═════ Given data

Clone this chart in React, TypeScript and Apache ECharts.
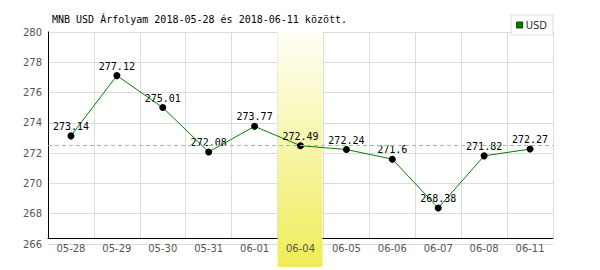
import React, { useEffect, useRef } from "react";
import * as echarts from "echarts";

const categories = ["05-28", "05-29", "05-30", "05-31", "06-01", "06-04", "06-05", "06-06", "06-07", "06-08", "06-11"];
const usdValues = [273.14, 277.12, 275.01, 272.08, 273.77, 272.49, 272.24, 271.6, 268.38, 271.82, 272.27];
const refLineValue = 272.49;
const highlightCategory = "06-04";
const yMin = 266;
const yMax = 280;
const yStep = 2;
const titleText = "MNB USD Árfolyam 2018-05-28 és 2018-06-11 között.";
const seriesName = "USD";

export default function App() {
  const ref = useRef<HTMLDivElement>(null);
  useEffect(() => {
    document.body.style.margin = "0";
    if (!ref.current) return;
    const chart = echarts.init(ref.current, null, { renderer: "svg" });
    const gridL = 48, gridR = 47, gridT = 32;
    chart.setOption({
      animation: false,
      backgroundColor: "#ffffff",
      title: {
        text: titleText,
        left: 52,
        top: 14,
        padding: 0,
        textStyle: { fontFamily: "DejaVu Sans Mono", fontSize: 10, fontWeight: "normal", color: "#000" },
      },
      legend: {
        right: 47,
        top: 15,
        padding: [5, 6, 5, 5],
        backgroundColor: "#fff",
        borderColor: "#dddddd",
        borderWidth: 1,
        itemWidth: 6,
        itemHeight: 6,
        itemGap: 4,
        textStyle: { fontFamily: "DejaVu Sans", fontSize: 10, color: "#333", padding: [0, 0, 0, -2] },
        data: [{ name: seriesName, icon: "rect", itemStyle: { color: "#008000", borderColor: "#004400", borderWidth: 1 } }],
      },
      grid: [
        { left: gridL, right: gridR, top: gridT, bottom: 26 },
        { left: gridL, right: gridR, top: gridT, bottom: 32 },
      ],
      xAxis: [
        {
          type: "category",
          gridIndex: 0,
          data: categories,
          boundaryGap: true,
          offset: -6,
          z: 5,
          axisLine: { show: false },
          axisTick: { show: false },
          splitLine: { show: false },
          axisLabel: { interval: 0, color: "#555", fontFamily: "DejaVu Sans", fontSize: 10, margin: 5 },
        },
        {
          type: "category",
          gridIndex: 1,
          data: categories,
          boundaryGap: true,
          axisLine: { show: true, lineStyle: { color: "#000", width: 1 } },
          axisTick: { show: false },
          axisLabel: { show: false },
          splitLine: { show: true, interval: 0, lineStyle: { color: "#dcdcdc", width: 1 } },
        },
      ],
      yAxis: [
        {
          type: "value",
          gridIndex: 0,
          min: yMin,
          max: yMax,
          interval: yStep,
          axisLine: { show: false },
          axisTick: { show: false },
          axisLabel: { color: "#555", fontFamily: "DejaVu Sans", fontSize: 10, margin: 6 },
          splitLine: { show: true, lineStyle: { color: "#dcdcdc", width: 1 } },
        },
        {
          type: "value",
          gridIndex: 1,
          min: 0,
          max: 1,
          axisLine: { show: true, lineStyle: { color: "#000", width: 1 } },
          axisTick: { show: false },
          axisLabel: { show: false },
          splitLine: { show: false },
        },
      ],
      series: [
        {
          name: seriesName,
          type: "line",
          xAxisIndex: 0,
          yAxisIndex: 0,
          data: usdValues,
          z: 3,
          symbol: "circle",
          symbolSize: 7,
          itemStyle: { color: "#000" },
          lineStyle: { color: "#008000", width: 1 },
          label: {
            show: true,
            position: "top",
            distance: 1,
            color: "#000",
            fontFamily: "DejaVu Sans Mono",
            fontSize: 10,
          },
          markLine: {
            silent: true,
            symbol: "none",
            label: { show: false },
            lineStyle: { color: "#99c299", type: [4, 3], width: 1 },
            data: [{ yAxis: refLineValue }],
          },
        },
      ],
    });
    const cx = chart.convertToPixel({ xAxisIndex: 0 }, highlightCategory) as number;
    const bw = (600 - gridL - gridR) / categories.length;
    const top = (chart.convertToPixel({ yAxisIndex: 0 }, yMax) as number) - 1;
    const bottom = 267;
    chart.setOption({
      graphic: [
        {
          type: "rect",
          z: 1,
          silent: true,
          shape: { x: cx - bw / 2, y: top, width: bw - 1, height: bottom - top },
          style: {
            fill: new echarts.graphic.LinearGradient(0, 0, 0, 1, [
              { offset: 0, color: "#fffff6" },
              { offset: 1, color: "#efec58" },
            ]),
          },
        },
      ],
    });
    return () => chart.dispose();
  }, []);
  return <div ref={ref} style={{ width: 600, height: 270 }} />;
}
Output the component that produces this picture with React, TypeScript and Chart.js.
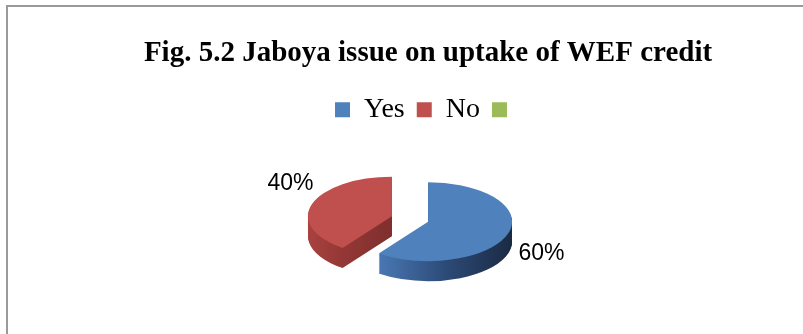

══════════

**What is expected**
Transcribe every line from the records above without alteration, and leave out the images.

**Solved exercise**
Clone this chart in React, TypeScript and Apache ECharts.
import React, { useEffect, useRef } from "react";
import * as echarts from "echarts";

const categories = ["05-28", "05-29", "05-30", "05-31", "06-01", "06-04", "06-05", "06-06", "06-07", "06-08", "06-11"];
const usdValues = [273.14, 277.12, 275.01, 272.08, 273.77, 272.49, 272.24, 271.6, 268.38, 271.82, 272.27];
const refLineValue = 272.49;
const highlightCategory = "06-04";
const yMin = 266;
const yMax = 280;
const yStep = 2;
const titleText = "MNB USD Árfolyam 2018-05-28 és 2018-06-11 között.";
const seriesName = "USD";

export default function App() {
  const ref = useRef<HTMLDivElement>(null);
  useEffect(() => {
    document.body.style.margin = "0";
    if (!ref.current) return;
    const chart = echarts.init(ref.current, null, { renderer: "svg" });
    const gridL = 48, gridR = 47, gridT = 32;
    chart.setOption({
      animation: false,
      backgroundColor: "#ffffff",
      title: {
        text: titleText,
        left: 52,
        top: 14,
        padding: 0,
        textStyle: { fontFamily: "DejaVu Sans Mono", fontSize: 10, fontWeight: "normal", color: "#000" },
      },
      legend: {
        right: 47,
        top: 15,
        padding: [5, 6, 5, 5],
        backgroundColor: "#fff",
        borderColor: "#dddddd",
        borderWidth: 1,
        itemWidth: 6,
        itemHeight: 6,
        itemGap: 4,
        textStyle: { fontFamily: "DejaVu Sans", fontSize: 10, color: "#333", padding: [0, 0, 0, -2] },
        data: [{ name: seriesName, icon: "rect", itemStyle: { color: "#008000", borderColor: "#004400", borderWidth: 1 } }],
      },
      grid: [
        { left: gridL, right: gridR, top: gridT, bottom: 26 },
        { left: gridL, right: gridR, top: gridT, bottom: 32 },
      ],
      xAxis: [
        {
          type: "category",
          gridIndex: 0,
          data: categories,
          boundaryGap: true,
          offset: -6,
          z: 5,
          axisLine: { show: false },
          axisTick: { show: false },
          splitLine: { show: false },
          axisLabel: { interval: 0, color: "#555", fontFamily: "DejaVu Sans", fontSize: 10, margin: 5 },
        },
        {
          type: "category",
          gridIndex: 1,
          data: categories,
          boundaryGap: true,
          axisLine: { show: true, lineStyle: { color: "#000", width: 1 } },
          axisTick: { show: false },
          axisLabel: { show: false },
          splitLine: { show: true, interval: 0, lineStyle: { color: "#dcdcdc", width: 1 } },
        },
      ],
      yAxis: [
        {
          type: "value",
          gridIndex: 0,
          min: yMin,
          max: yMax,
          interval: yStep,
          axisLine: { show: false },
          axisTick: { show: false },
          axisLabel: { color: "#555", fontFamily: "DejaVu Sans", fontSize: 10, margin: 6 },
          splitLine: { show: true, lineStyle: { color: "#dcdcdc", width: 1 } },
        },
        {
          type: "value",
          gridIndex: 1,
          min: 0,
          max: 1,
          axisLine: { show: true, lineStyle: { color: "#000", width: 1 } },
          axisTick: { show: false },
          axisLabel: { show: false },
          splitLine: { show: false },
        },
      ],
      series: [
        {
          name: seriesName,
          type: "line",
          xAxisIndex: 0,
          yAxisIndex: 0,
          data: usdValues,
          z: 3,
          symbol: "circle",
          symbolSize: 7,
          itemStyle: { color: "#000" },
          lineStyle: { color: "#008000", width: 1 },
          label: {
            show: true,
            position: "top",
            distance: 1,
            color: "#000",
            fontFamily: "DejaVu Sans Mono",
            fontSize: 10,
          },
          markLine: {
            silent: true,
            symbol: "none",
            label: { show: false },
            lineStyle: { color: "#99c299", type: [4, 3], width: 1 },
            data: [{ yAxis: refLineValue }],
          },
        },
      ],
    });
    const cx = chart.convertToPixel({ xAxisIndex: 0 }, highlightCategory) as number;
    const bw = (600 - gridL - gridR) / categories.length;
    const top = (chart.convertToPixel({ yAxisIndex: 0 }, yMax) as number) - 1;
    const bottom = 267;
    chart.setOption({
      graphic: [
        {
          type: "rect",
          z: 1,
          silent: true,
          shape: { x: cx - bw / 2, y: top, width: bw - 1, height: bottom - top },
          style: {
            fill: new echarts.graphic.LinearGradient(0, 0, 0, 1, [
              { offset: 0, color: "#fffff6" },
              { offset: 1, color: "#efec58" },
            ]),
          },
        },
      ],
    });
    return () => chart.dispose();
  }, []);
  return <div ref={ref} style={{ width: 600, height: 270 }} />;
}
Output the component that produces this picture with React, TypeScript and Chart.js.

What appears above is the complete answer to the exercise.